Beyond Talking -- Generating Holistic 3D Human Dyadic Motion for Communication
Mingze Sun, Chao Xu, Xinyu Jiang, Yang Liu, Baigui Sun, Ruqi Huang
TL;DR
This work tackles the challenge of generating holistic 3D dyadic motion for both speakers and listeners in real conversations. It introduces HoCo, a large in-the-wild dataset with audio, transcripts, SMPL-X pseudo-GT, and listener-emotion annotations, and proposes a factorized audio representation combined with textual semantics to drive motion. A dual VQ-VAE per role and a chain-like transformer autoregressor enable simultaneous speaker/listener generation while modeling mutual influence, achieving state-of-the-art results on benchmarks.
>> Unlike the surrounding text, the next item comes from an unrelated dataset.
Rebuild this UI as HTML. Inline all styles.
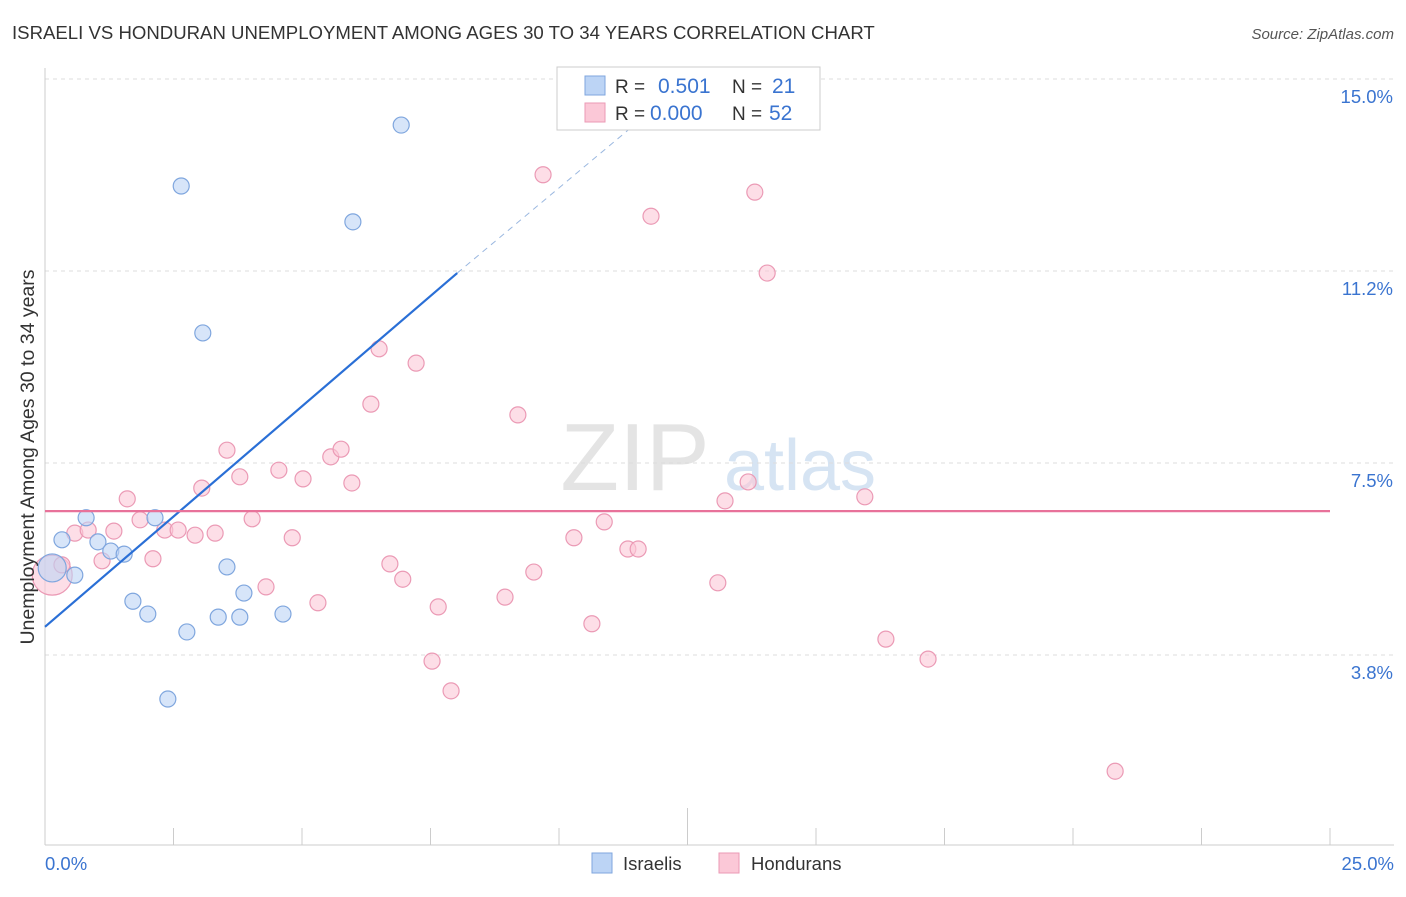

The approach has practical implications for VR, AI agents, and human-robot interaction by enabling coordinated, naturalistic nonverbal communication, with code and dataset release planned after acceptance.
Abstract
In this paper, we introduce an innovative task focused on human communication, aiming to generate 3D holistic human motions for both speakers and listeners. Central to our approach is the incorporation of factorization to decouple audio features and the combination of textual semantic information, thereby facilitating the creation of more realistic and coordinated movements. We separately train VQ-VAEs with respect to the holistic motions of both speaker and listener. We consider the real-time mutual influence between the speaker and the listener and propose a novel chain-like transformer-based auto-regressive model specifically designed to characterize real-world communication scenarios effectively which can generate the motions of both the speaker and the listener simultaneously. These designs ensure that the results we generate are both coordinated and diverse. Our approach demonstrates state-of-the-art performance on two benchmark datasets. Furthermore, we introduce the HoCo holistic communication dataset, which is a valuable resource for future research. Our HoCo dataset and code will be released for research purposes upon acceptance.